Your welcome Jay
And what you are talking about using a DC motor with a variable resistor will work just fine. And would be cheaper than using the brushless motors. And just for thought the DC motor would be easer to control than the brushless motor as for as loading the nitro motor. There is one problem that you will encounter and that is heat on the loading device. But this will be true with any true dyno that will load a motor.
I built a dyno to use in my shop about fifteen years ago to test electric motors. It will test a motor at 350KW for however long that I want to test it for and it will peak at 500KW in short burst. The loading device is what we call a edy current coupler. The way it works is there are two drums, one runs inside the other with shafts coming off the drums on each end of the device. One shaft is tied to a torque arm and a load cell. The other couples to the machine that we are going to test. In the middle of the drums is a DC coil that when a DC voltage is applied to the coil it tries to turn the shaft the the load cell is tied to. The type of magnetic field is call edy currents thus the term edy current coupler. Even thou there are not friction parts other than the bearings there is a lot of heat made in the coupler. The coupler that I use for this dyno has got a water jacket so we cool it with water. I use a encoder for the tach signal that has 3600 pulses per rev along with the load cell all goes into a logic controler. Then I process the math on the numbers and then transmit them to a computor with some pretty graphics on it.
But it is like this. If you were doing this all of the time you might want to build a dyno like this. But a DC motor with a variable resistor for load device. A set of digital postal scales, a hand held tach, a calculator, pen, and some paper. You have got you a very good dyno that will give you some very good numbers.
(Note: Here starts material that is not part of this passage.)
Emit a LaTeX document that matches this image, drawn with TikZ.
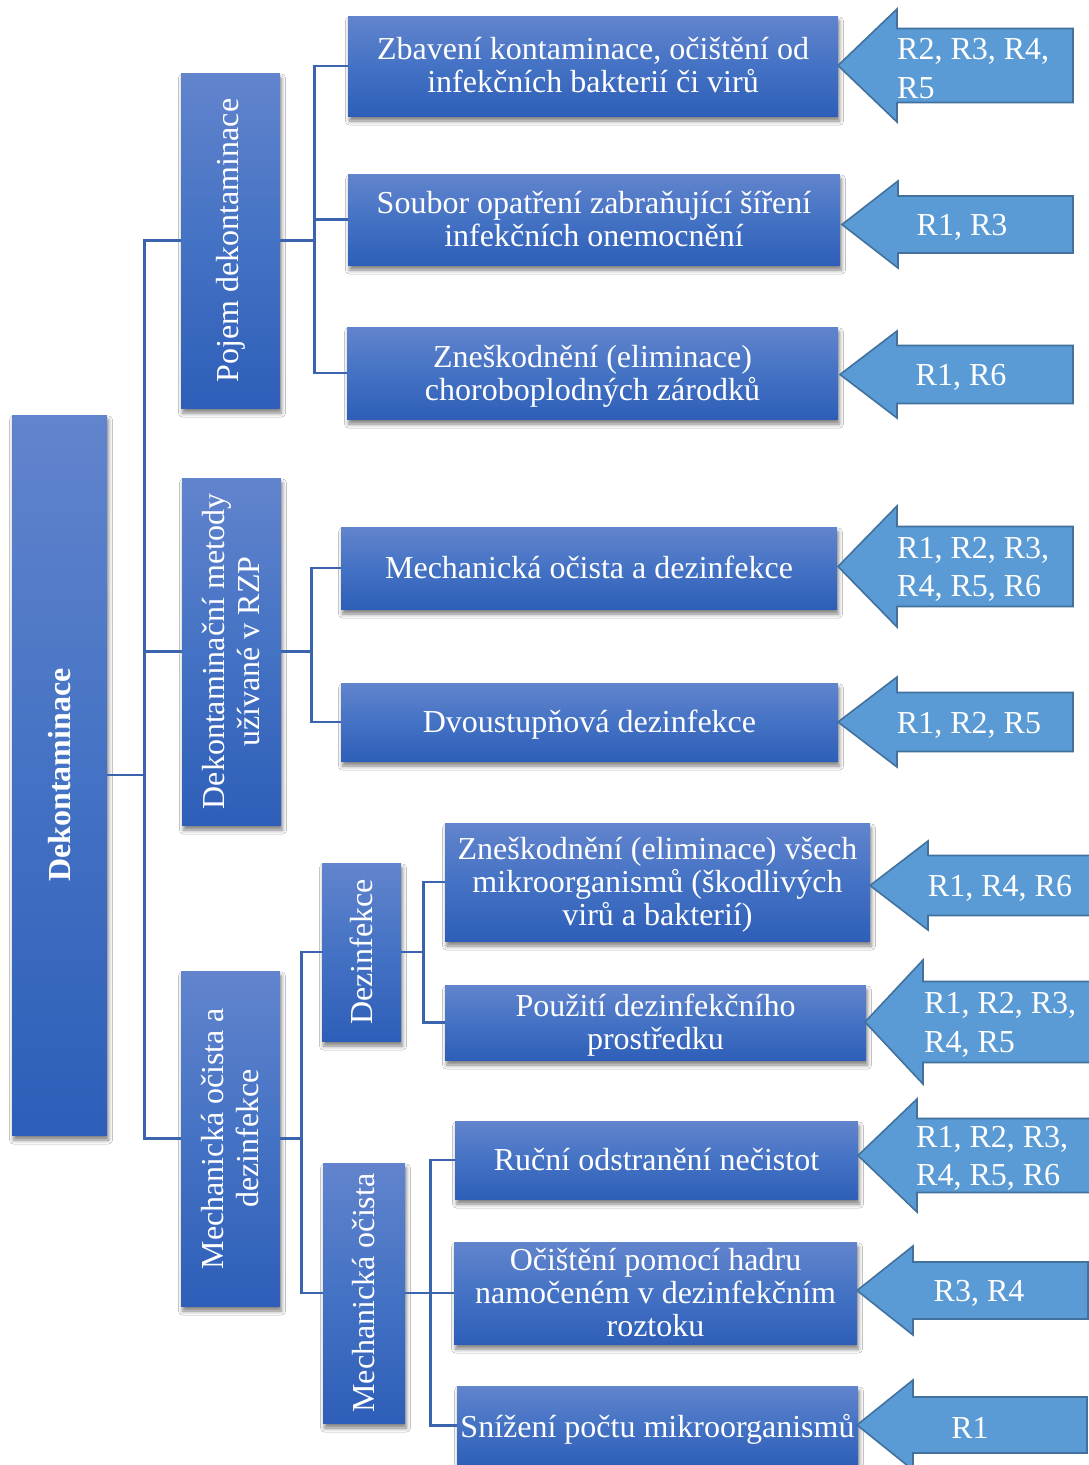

And I would trust these numbers over anyone else numbers.
Mark Bullard
In 1980 I built a dyno from a GM power steering pump ( the one with a resevoir ) with a valve between the pressure line and the return line. This was the variable load. The pump was driven by the engine through a 10:1 reduction using gear belts. The pump assembly was made to pivot on its center by mounting it between a front and rear bearing. A torque arm was connected from the pivoting pump to a Ford ( Holley ) carburator accelerator pump diaphram that was fastened to a resevoir filled with fluid ( WD-40 ) that was connected to a pressure gauge. This was the load cell to measure the torque. The gauge was calibrated using an inch- ounce torque wrench and a paper overlay using these figures was made and glued to the pressure gauge dial. The RPM was read using a Globe DC permanent magnet motor as a tach generator driven directly off of the shaft that was connected to the engine. The voltage went to a DC volt gauge that was calibrated to the voltage output of the DC motor ( I think it was 1.25 volts per 1000 RPM ) again made into a paper overlay and glued to the volt gauge dial face. As the load was applied by gradually closing the valve the pump pivoted in its bearings, through the torque arm to the load cell on to the pressure gauge. This dyno had 2 control levers. One for the load and one for the throttle. This was a crude but simple device that worked without a glitch. I did not use it for horsepower #'s rather to confirm or reject changes that I made to the engines. I only used this dyno on 21 and 45 size engines. I did not try it on the high powered larger engines. This worked for me and I learned a lot. I was able to seperate a lot of the sh.. from the chaff so to speak. Charles Perdue
Charles,
That was great thinking outside the box and if it told what you wanted to know that was the important thing. There is no secret to dyno's. They have been around since the day that we came up with the measurement of Horsepower. You got to have some way to load the motor that you want to test, measure torque and rpm.
Now let put something else into the box. Maybe Andy Brown can step into this if he would like. He may have thought of this or he may have not.
What if we turn a prop in a water tank with a device that would turn the prop the rpm's that we want to turn. We would want the device to turn the prop with variable rpm's. We would also want to measure the torque and rpm's that where required for the prop's load. Now we could take this torque curve and design a motor to run in that torque curve. Just thinking outside the box. Next!!!!!!!!!!